Search code examples
pythonnumpymatplotlibloglog

Fitting a straight line to a log-log curve


I have a plot with me which is logarithmic on both the axes. I have pyplot's loglog function to do this. It also gives me the logarithmic scale on both the axes.

Now, using numpy I fit a straight line to the set of points that I have. However, when I plot this line on the plot, I cannot get a straight line. I get a curved line. The blue line is the supposedly "straight line". It is not getting plotted straight. I want to fit a straight line to the curve plotted by red dots

The blue line is the supposedly "straight line". It is not getting plotted straight. I want to fit this straight line to the curve plotted by red dots

Here is the code I am using to plot the points:

import numpy
from matplotlib import pyplot as plt
import math
fp=open("word-rank.txt","r")
a=[]
b=[]

for line in fp:
    string=line.strip().split()
    a.append(float(string[0]))
    b.append(float(string[1]))

coefficients=numpy.polyfit(b,a,1)
polynomial=numpy.poly1d(coefficients)
ys=polynomial(b)
print polynomial
plt.loglog(b,a,'ro')
plt.plot(b,ys)
plt.xlabel("Log (Rank of frequency)")
plt.ylabel("Log (Frequency)")
plt.title("Frequency vs frequency rank for words")
plt.show()

Solution

  • Your linear fit is not performed on the same data as shown in the loglog-plot.
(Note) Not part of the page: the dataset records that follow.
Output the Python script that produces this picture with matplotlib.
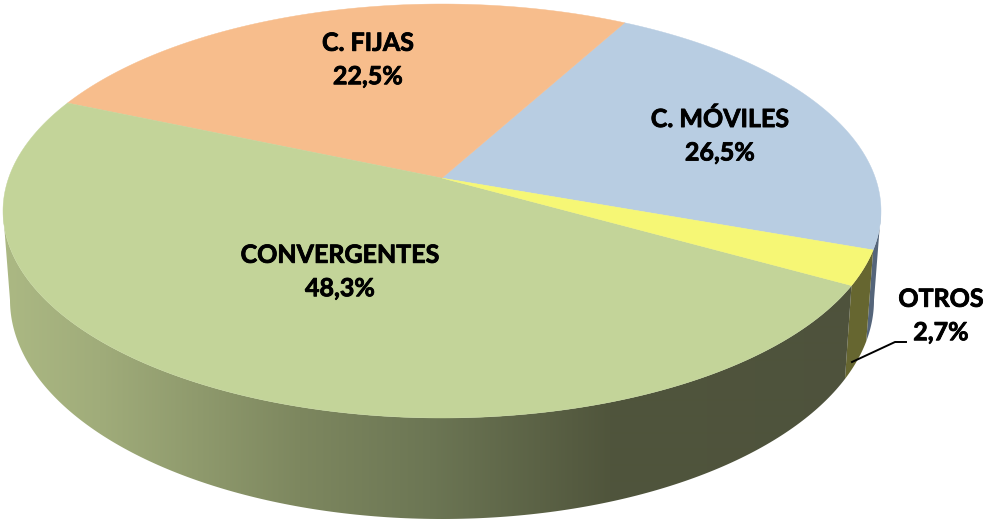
import numpy as np
import matplotlib
matplotlib.use("Agg")
import matplotlib.pyplot as plt
import matplotlib.patheffects as pe
from matplotlib.patches import Polygon

# slice sizes as drawn (the printed labels of the two upper slices are swapped in the source)
slice_names = ["C. MÓVILES", "C. FIJAS", "CONVERGENTES", "OTROS"]
drawn_sizes = [22.5, 26.5, 48.3, 2.7]
label_values = ["26,5%", "22,5%", "48,3%", "2,7%"]
top_colors = ["#B8CDE2", "#F7BD8C", "#C3D499", "#F6F775"]
label_pos = [(720, 136), (368, 60), (340, 272), (941, 316)]

# colour of the green wall going left to right
wall_x = [0, 100, 300, 430, 610, 900]
wall_r = [172, 160, 125, 108, 80, 78]
wall_g = [185, 172, 135, 118, 85, 82]
wall_b = [132, 122, 95, 84, 60, 60]

START = -19.7  # degrees
C = 0.159      # how far the pie tip sits above the middle of the ellipse
TANGENT = np.degrees(np.arcsin(C))  # where the wall starts to show at both sides


def rim(theta, cx, cy, a, b):
    # circle seen in perspective, theta is the real angle around the pie
    t = np.radians(theta)
    d = 1 + C * np.sin(t)
    u = np.sqrt(1 - C ** 2) * np.cos(t) / d
    v = (np.sin(t) + C) / d
    return cx + a * u, cy - b * v


def top_rim(theta):
    return rim(theta, 442, 211, 439, 207)


def bottom_rim(theta):
    return rim(theta, 442, 300, 432, 219)


def wall_outline(t0, t1):
    th = np.linspace(t0, t1, 200)
    xt, yt = top_rim(th)
    xb, yb = bottom_rim(th)
    return np.column_stack([np.r_[xt, xb[::-1]], np.r_[yt, yb[::-1]]])


fig = plt.figure(figsize=(9.84, 5.2), dpi=100)
ax = fig.add_axes([0, 0, 1, 1])

edges = START + np.concatenate([[0], np.cumsum(drawn_sizes)]) * 3.6

# blue and yellow walls on the right
ax.add_patch(Polygon(wall_outline(edges[0], -TANGENT), closed=True, fc="#55657A", ec="none", zorder=1))
ax.add_patch(Polygon(wall_outline(edges[3], edges[4]), closed=True, fc="#666630", ec="none", zorder=1.1))

# green wall, gradient clipped to the outline
xs_grad = np.arange(984)
grad = np.column_stack([np.interp(xs_grad, wall_x, wall_r),
                        np.interp(xs_grad, wall_x, wall_g),
                        np.interp(xs_grad, wall_x, wall_b)]) / 255
green_wall = Polygon(wall_outline(180 + TANGENT, edges[3]), closed=True, fc="none", ec="none")
ax.add_patch(green_wall)
img = ax.imshow(grad[np.newaxis, :, :], extent=(0, 984, 520, 0), aspect="auto", zorder=1.2, interpolation="bilinear")
img.set_clip_path(green_wall)

ax.set_xlim(0, 984)
ax.set_ylim(520, 0)
ax.axis("off")

# top face
tip = (442, 211 - 207 * C)
for i in range(len(drawn_sizes)):
    th = np.linspace(edges[i], edges[i + 1], 200)
    xs, ys = top_rim(th)
    ax.fill(np.r_[tip[0], xs], np.r_[tip[1], ys], color=top_colors[i], lw=0.3, zorder=2)

# labels
for name, val, pos in zip(slice_names, label_values, label_pos):
    ax.text(pos[0], pos[1], name + "\n" + val, ha="center", va="center", fontsize=18,
            fontweight="bold", family="Lato", color="black", linespacing=1.55, zorder=3,
            path_effects=[pe.withStroke(linewidth=0.6, foreground="black")])

# leader line for OTROS
ax.plot([852, 895, 906], [362, 342, 342], color="black", lw=1.4, zorder=3)

fig.savefig("out.png", dpi=100)
plt.close(fig)
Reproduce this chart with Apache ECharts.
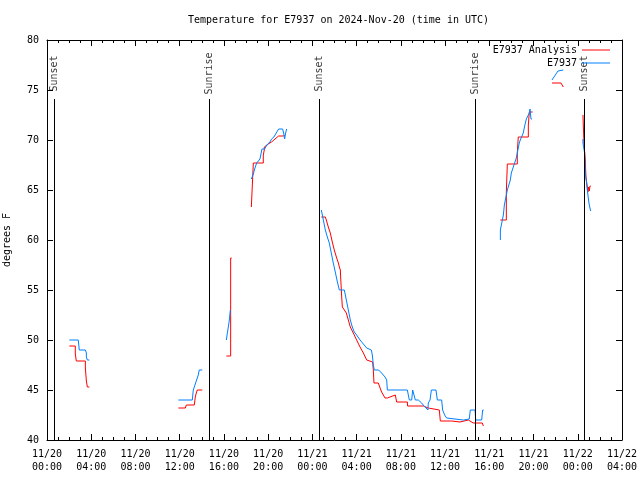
<!DOCTYPE html>
<html><head><meta charset="utf-8">
<script src="https://cdn.jsdelivr.net/npm/echarts/dist/echarts.min.js"></script>
<style>html,body{margin:0;padding:0;background:#fff}#c{width:640px;height:480px}</style>
</head><body><div id="c"></div>
<script>
// x values are hours since 2024-11-20 00:00 UTC
const xTickLabels = ['11/20\n00:00','11/20\n04:00','11/20\n08:00','11/20\n12:00','11/20\n16:00','11/20\n20:00',
  '11/21\n00:00','11/21\n04:00','11/21\n08:00','11/21\n12:00','11/21\n16:00','11/21\n20:00','11/22\n00:00','11/22\n04:00'];
const sunTimes = [0.66, 14.68, 24.66, 38.73, 48.59];
const sunLabels = ['Sunset','Sunrise','Sunset','Sunrise','Sunset'];

// E7937 Analysis (red), one sub-array per drawn segment
const analysisTimes = [
  [2.02,2.56,2.56,2.65,3.47,3.47,3.56,3.65,3.83],
  [11.88,12.51,12.60,13.32,13.41,13.50,13.59,14.04],
  [16.22,16.61,16.61,16.70],
  [18.48,18.57,18.57,18.66,19.56,19.56,19.65,19.65,20.01,20.31,20.62,20.95,21.40,21.49],
  [24.81,25.17,25.26,25.44,25.62,25.80,25.98,26.17,26.35,26.44,26.53,26.56,26.65,26.71,26.89,27.07,27.25,27.43,27.70,28.00,28.31,28.61,28.91,29.06,29.45,29.51,29.57,29.96,30.26,30.57,30.78,31.02,31.17,31.50,31.62,32.59,32.61,34.03,34.48,34.57,35.48,35.57,36.59,36.68,37.35,37.44,38.10,38.25,38.55,39.37,39.46],
  [41.00,41.54,41.54,41.63,41.63,42.53,42.53,42.62,42.62,43.53,43.53,43.62,43.62,43.92],
  [45.67,46.48,46.57,46.69],
  [48.47,48.56,48.56,48.65,48.68,48.74,48.86,48.92,48.98,49.04,49.10,49.17]
];
const analysisTemps = [
  [49.4,49.4,48.6,47.9,47.9,47.2,45.9,45.3,45.3],
  [43.2,43.2,43.5,43.5,44.3,44.7,45.0,45.0],
  [48.4,48.4,58.2,58.2],
  [63.3,63.3,65.5,67.7,67.7,68.5,69.0,69.3,69.6,69.8,70.1,70.4,70.4,70.5],
  [62.3,62.3,62.0,61.3,60.7,59.8,59.0,58.3,57.7,57.3,57.0,56.2,54.3,53.3,53.3,52.7,52.0,51.3,50.7,50.0,49.3,48.7,48.0,47.8,47.8,47.0,45.7,45.7,44.8,44.2,44.2,44.3,44.5,44.5,43.8,43.8,43.4,43.4,43.2,43.0,43.0,41.9,41.9,41.8,41.8,41.9,42.0,41.9,41.7,41.7,41.4],
  [62.0,62.0,64.8,64.8,67.6,67.6,68.7,68.7,70.3,70.3,71.5,71.5,72.8,72.8],
  [75.7,75.7,75.5,75.3],
  [72.5,72.5,69.7,69.7,68.0,66.3,66.2,64.8,65.3,64.9,65.4,65.4]
];

// E7937 station (blue)
const stationTimes = [
  [2.02,2.83,2.92,3.47,3.56,3.56,3.65,3.83],
  [11.88,13.14,13.23,13.32,13.41,13.50,13.59,13.68,13.77,14.04],
  [16.22,16.31,16.40,16.49,16.58,16.64],
  [18.48,18.66,18.66,18.75,18.84,18.96,19.14,19.26,19.44,19.44,19.68,19.77,19.95,20.16,20.31,20.52,20.73,20.95,21.31,21.40,21.49,21.58,21.67],
  [24.81,24.99,25.17,25.35,25.53,25.71,25.89,26.07,26.26,26.44,26.89,27.07,27.25,27.43,27.61,27.79,28.00,28.31,28.61,28.91,29.03,29.33,29.42,29.51,29.60,29.99,30.26,30.57,30.72,30.78,32.59,32.71,32.77,32.98,33.07,33.25,33.31,33.58,33.88,34.18,34.45,34.48,34.64,34.76,35.18,35.30,35.69,35.78,35.96,36.14,36.32,37.65,37.74,38.19,38.28,38.71,38.77,39.31,39.40,39.49],
  [41.00,41.00,41.09,41.18,41.27,41.36,41.36,41.45,41.54,41.63,41.81,41.90,41.99,42.08,42.17,42.26,42.35,42.44,42.53,42.62,42.71,42.80,42.98,43.07,43.16,43.26,43.35,43.53,43.62,43.68,43.77,43.77,43.86],
  [45.67,45.85,46.21,46.33,46.69],
  [48.47,48.47,48.56,48.62,48.68,48.74,48.80,48.86,48.92,49.01,49.10,49.17]
];
const stationTemps = [
  [50.0,50.0,49.0,49.0,48.7,48.3,48.0,48.0],
  [44.0,44.0,45.0,45.3,45.6,45.9,46.0,46.5,47.0,47.0],
  [50.0,50.7,51.3,52.0,53.0,53.0],
  [66.1,66.1,66.6,67.0,67.3,67.7,67.9,68.1,68.1,69.1,69.1,69.3,69.6,69.8,70.1,70.3,70.7,71.1,71.1,70.7,70.1,70.7,71.1],
  [63.0,62.0,61.0,60.3,59.7,58.7,57.7,56.8,55.8,55.0,55.0,54.0,53.0,52.0,51.3,50.8,50.5,50.0,49.6,49.2,49.0,49.0,48.5,47.5,47.0,47.0,46.7,46.3,46.0,45.0,45.0,44.3,44.0,44.0,45.0,45.0,44.0,44.0,43.7,43.3,43.0,43.7,44.0,45.0,45.0,44.0,44.0,43.0,42.5,42.2,42.0,42.0,42.1,42.1,43.0,43.0,42.0,42.0,43.0,43.0],
  [60.0,61.0,61.5,62.0,62.5,62.5,63.5,64.0,64.5,65.0,65.0,66.0,66.7,67.0,67.3,67.6,67.8,68.2,68.7,69.2,69.7,70.0,70.2,70.7,71.2,71.7,72.1,72.1,72.7,73.1,73.1,72.1,72.1],
  [76.0,76.2,76.9,77.0,77.0],
  [70.1,69.7,69.7,68.7,66.7,66.5,65.7,65.0,64.5,63.7,63.2,62.9]
];

function joinSegments(times, temps) {
  const out = [];
  times.forEach((seg, i) => {
    seg.forEach((t, j) => out.push([t, temps[i][j]]));
    out.push([seg[seg.length - 1] + 0.01, '-']);
  });
  return out;
}

const FONT = 'DejaVu Sans Mono';
const chart = echarts.init(document.getElementById('c'), null, {renderer: 'canvas'});
const baseX = {
  type: 'value', min: 0, max: 52, interval: 4,
  axisLine: {show: true, onZero: false, lineStyle: {color: '#000', width: 1}},
  axisTick: {show: true, inside: true, length: 6, lineStyle: {color: '#000'}},
  minorTick: {show: true, splitNumber: 4, length: 3, lineStyle: {color: '#000'}},
  splitLine: {show: false}
};
const baseY = {
  type: 'value', min: 40, max: 80, interval: 5,
  axisLine: {show: true, onZero: false, lineStyle: {color: '#000', width: 1}},
  axisTick: {show: true, inside: true, length: 6, lineStyle: {color: '#000'}},
  splitLine: {show: false}
};

chart.setOption({
  animation: false,
  backgroundColor: '#fff',
  title: {
    text: 'Temperature for E7937 on 2024-Nov-20 (time in UTC)',
    left: 183, top: 10,
    textStyle: {fontFamily: FONT, fontSize: 10, fontWeight: 'normal', color: '#000'}
  },
  legend: {
    data: ['E7937 Analysis', 'E7937'],
    orient: 'vertical', align: 'right',
    right: 25, top: 39,
    itemWidth: 28, itemHeight: 1, itemGap: 1,
    icon: 'rect',
    textStyle: {fontFamily: FONT, fontSize: 10, color: '#000', lineHeight: 12},
    selectedMode: false
  },
  grid: {left: 47, right: 18, top: 40, bottom: 40, containLabel: false, outerBoundsMode: 'none'},
  xAxis: [
    Object.assign({}, baseX, {
      position: 'bottom',
      axisLabel: {
        formatter: v => xTickLabels[Math.round(v / 4)],
        fontFamily: FONT, fontSize: 10, color: '#000', lineHeight: 13, margin: 8
      }
    }),
    Object.assign({}, baseX, {position: 'top', axisLabel: {show: false}})
  ],
  yAxis: [
    Object.assign({}, baseY, {
      position: 'left',
      name: 'degrees F', nameLocation: 'middle', nameGap: 35, nameRotate: 90,
      nameTextStyle: {fontFamily: FONT, fontSize: 10, color: '#000'},
      axisLabel: {fontFamily: FONT, fontSize: 10, color: '#000', margin: 8}
    }),
    Object.assign({}, baseY, {position: 'right', axisLabel: {show: false}})
  ],
  series: [
    {
      name: 'E7937 Analysis', type: 'line', xAxisIndex: 0, yAxisIndex: 0,
      data: joinSegments(analysisTimes, analysisTemps),
      showSymbol: false, symbol: 'none', connectNulls: false,
      itemStyle: {color: '#ff0000'},
      lineStyle: {color: '#ff0000', width: 1}
    },
    {
      name: 'E7937', type: 'line', xAxisIndex: 0, yAxisIndex: 0,
      data: joinSegments(stationTimes, stationTemps),
      showSymbol: false, symbol: 'none', connectNulls: false,
      itemStyle: {color: '#0080ff'},
      lineStyle: {color: '#0080ff', width: 1}
    },
    {
      name: 'sun', type: 'scatter', xAxisIndex: 0, yAxisIndex: 0,
      data: sunTimes.map(t => [t, 76.55]),
      symbolSize: 0, silent: true,
      label: {
        show: true, position: 'inside', rotate: 90,
        formatter: p => sunLabels[p.dataIndex],
        fontFamily: FONT, fontSize: 10, color: '#000', offset: [1, 0]
      },
      markLine: {
        silent: true, symbol: ['none', 'none'],
        label: {show: false},
        lineStyle: {color: '#000', width: 1, type: 'solid'},
        data: sunTimes.map(t => [{coord: [t, 40]}, {coord: [t, 74.1]}])
      }
    }
  ]
});
</script></body></html>
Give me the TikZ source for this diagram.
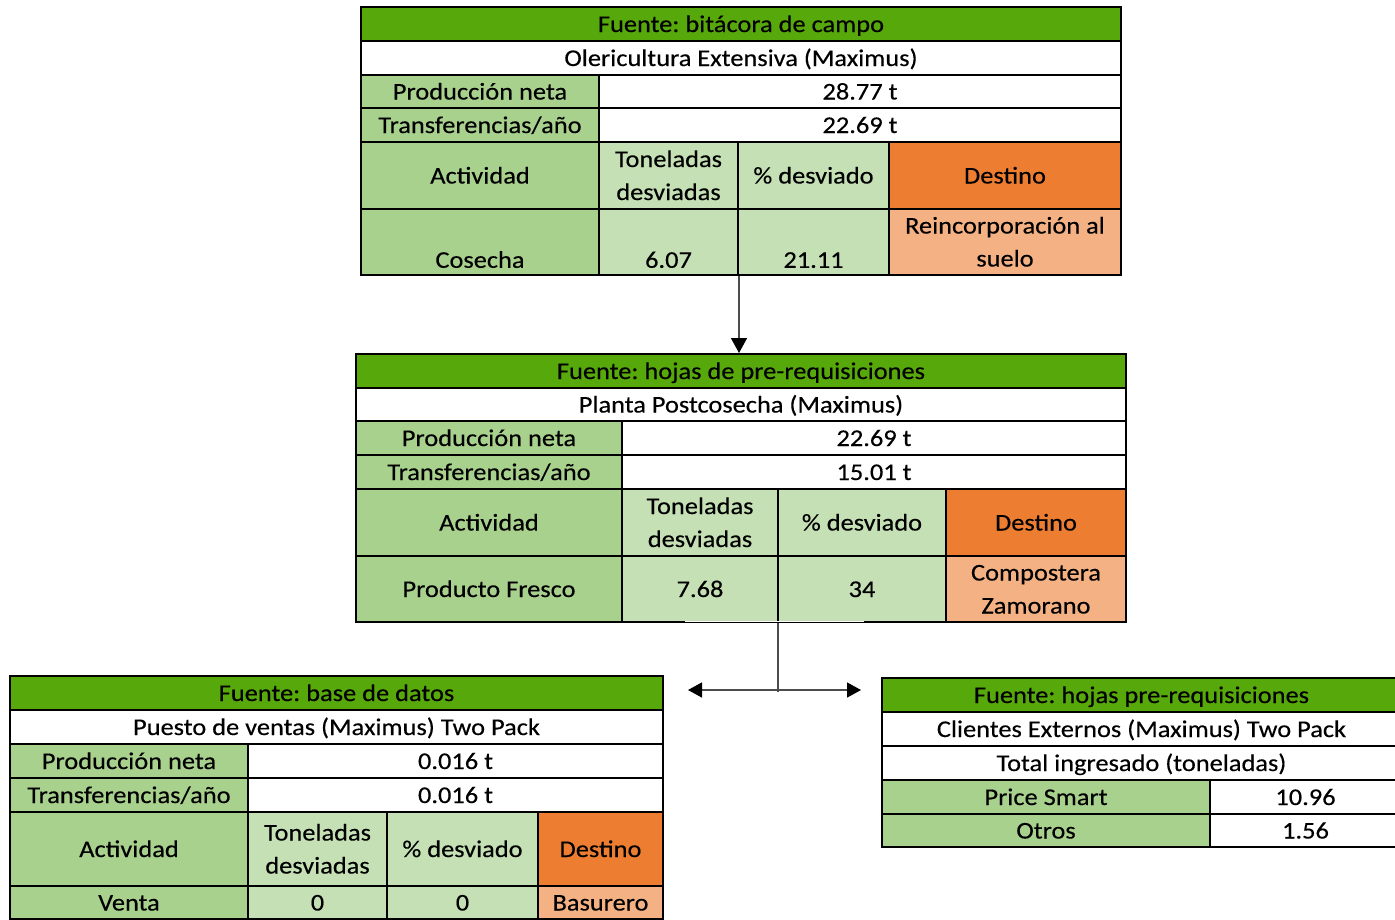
\documentclass[tikz,border=0pt]{standalone}
\usepackage{fontspec}
\setmainfont{Carlito}[FakeStretch=1.1,FakeBold=0.3]
\usetikzlibrary{arrows.meta,calc}
\definecolor{hdr}{HTML}{57A80B}
\definecolor{medg}{HTML}{A9D18E}
\definecolor{ltg}{HTML}{C5E0B4}
\definecolor{org}{HTML}{ED7D31}
\definecolor{lorg}{HTML}{F4B183}
\newcommand\cstrut{\rule[-8.5pt]{0pt}{33pt}}
\newcommand\tcell[7]{\node[cellbox, fill=#6, minimum width={#4-#2}, minimum height={#5-#3}, anchor=north west] (#1) at (#2,#3) {\cstrut #7\cstrut};}
\frenchspacing
\begin{document}
\begin{tikzpicture}[x=1pt,y=-1pt,
  cellbox/.style={draw=black, line width=2pt, rectangle, inner sep=0pt, align=center,
    font={\fontsize{24}{33}\selectfont\frenchspacing}},
  lab/.style={anchor=south, inner sep=0pt, text height=16pt, text depth=0pt, yshift=8pt,
    font={\fontsize{24}{33}\selectfont}},
  conn/.style={draw=black!70, line width=1.5pt},
  tip/.style={-{Triangle[length=15pt,width=16pt,color=black]}}]
\clip (0,0) rectangle (1395,919);
\fill[white] (0,0) rectangle (1395,919);
% ---------- top table ----------
\tcell{t1h}{360}{6}{1120}{40}{hdr}{Fuente: bitácora de campo}
\tcell{t1n}{360}{40}{1120}{74}{white}{Olericultura Extensiva (Maximus)}
\tcell{t1pl}{360}{74}{598}{107}{medg}{Producción neta}
\tcell{t1pv}{598}{74}{1120}{107}{white}{28.77 t}
\tcell{t1tl}{360}{107}{598}{141}{medg}{Transferencias/año}
\tcell{t1tv}{598}{107}{1120}{141}{white}{22.69 t}
\tcell{t1a}{360}{141}{598}{208}{medg}{Actividad}
\tcell{t1b}{598}{141}{737}{208}{ltg}{Toneladas\\desviadas}
\tcell{t1c}{737}{141}{888}{208}{ltg}{\% desviado}
\tcell{t1d}{888}{141}{1120}{208}{org}{Destino}
\node[cellbox, fill=medg, minimum width=238, minimum height=66, anchor=north west,
  label={[lab]south:Cosecha}] (t1e) at (360,208) {};
\node[cellbox, fill=ltg, minimum width=139, minimum height=66, anchor=north west,
  label={[lab]south:6.07}] (t1f) at (598,208) {};
\node[cellbox, fill=ltg, minimum width=151, minimum height=66, anchor=north west,
  label={[lab]south:21.11}] (t1g) at (737,208) {};
\tcell{t1k}{888}{208}{1120}{274}{lorg}{Reincorporación al\\suelo}
% ---------- middle table ----------
\tcell{t2h}{355}{353}{1125}{387}{hdr}{Fuente: hojas de pre-requisiciones}
\tcell{t2n}{355}{387}{1125}{420}{white}{Planta Postcosecha (Maximus)}
\tcell{t2pl}{355}{420}{621}{454}{medg}{Producción neta}
\tcell{t2pv}{621}{420}{1125}{454}{white}{22.69 t}
\tcell{t2tl}{355}{454}{621}{488}{medg}{Transferencias/año}
\tcell{t2tv}{621}{454}{1125}{488}{white}{15.01 t}
\tcell{t2a}{355}{488}{621}{555}{medg}{Actividad}
\tcell{t2b}{621}{488}{777}{555}{ltg}{Toneladas\\desviadas}
\tcell{t2c}{777}{488}{945}{555}{ltg}{\% desviado}
\tcell{t2d}{945}{488}{1125}{555}{org}{Destino}
\tcell{t2e}{355}{555}{621}{621}{medg}{Producto Fresco}
\tcell{t2f}{621}{555}{777}{621}{ltg}{7.68}
\tcell{t2g}{777}{555}{945}{621}{ltg}{34}
\tcell{t2k}{945}{555}{1125}{621}{lorg}{Compostera\\Zamorano}
\draw[white, line width=1pt] (685,621.9) -- (864,621.9);
% ---------- bottom-left table ----------
\tcell{t3h}{9}{675}{662}{709}{hdr}{Fuente: base de datos}
\tcell{t3n}{9}{709}{662}{743}{white}{Puesto de ventas (Maximus) Two Pack}
\tcell{t3pl}{9}{743}{247}{777}{medg}{Producción neta}
\tcell{t3pv}{247}{743}{662}{777}{white}{0.016 t}
\tcell{t3tl}{9}{777}{247}{811}{medg}{Transferencias/año}
\tcell{t3tv}{247}{777}{662}{811}{white}{0.016 t}
\tcell{t3a}{9}{811}{247}{885}{medg}{Actividad}
\tcell{t3b}{247}{811}{386}{885}{ltg}{Toneladas\\desviadas}
\tcell{t3c}{386}{811}{537}{885}{ltg}{\% desviado}
\tcell{t3d}{537}{811}{662}{885}{org}{Destino}
\tcell{t3e}{9}{885}{247}{918}{medg}{Venta}
\tcell{t3f}{247}{885}{386}{918}{ltg}{0}
\tcell{t3g}{386}{885}{537}{918}{ltg}{0}
\tcell{t3k}{537}{885}{662}{918}{lorg}{Basurero}
% ---------- right table ----------
\tcell{t4h}{881}{677}{1400}{711}{hdr}{Fuente: hojas pre-requisiciones}
\tcell{t4n}{881}{711}{1400}{745}{white}{Clientes Externos (Maximus) Two Pack}
\tcell{t4t}{881}{745}{1400}{779}{white}{Total ingresado (toneladas)}
\tcell{t4pl}{881}{779}{1209}{813}{medg}{Price Smart}
\tcell{t4pv}{1209}{779}{1400}{813}{white}{10.96}
\tcell{t4ol}{881}{813}{1209}{846}{medg}{Otros}
\tcell{t4ov}{1209}{813}{1400}{846}{white}{1.56}
% ---------- connectors ----------
\draw[conn, tip] (t1f.south east) -- (t1f.south east |- t2h.north);
\coordinate (jn) at ($(t2f.south east)+(-1,69)$);
\coordinate (la) at (688,690);
\coordinate (ra) at (861,690);
\draw[conn] ($(t2f.south east)+(-1,0)$) -- (jn);
\draw[conn, {Triangle[length=14pt,width=15pt,color=black]}-{Triangle[length=14pt,width=15pt,color=black]}] (la) -- (ra);
\end{tikzpicture}
\end{document}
    Make a and b numpy arrays like this

    a = numpy.asarray(a, dtype=float)
    b = numpy.asarray(b, dtype=float)
    

    Now you can perform operations on them. What the loglog-plot does, is to take the logarithm to base 10 of both a and b. You can do the same by

    logA = numpy.log10(a)
    logB = numpy.log10(b)
    

    This is what the loglog plot visualizes. Check this by ploting both logA and logB as a regular plot. Repeat the linear fit on the log data and plot your line in the same plot as the logA, logB data.

    coefficients = numpy.polyfit(logB, logA, 1)
    polynomial = numpy.poly1d(coefficients)
    ys = polynomial(b)
    plt.plot(logB, logA)
    plt.plot(b, ys)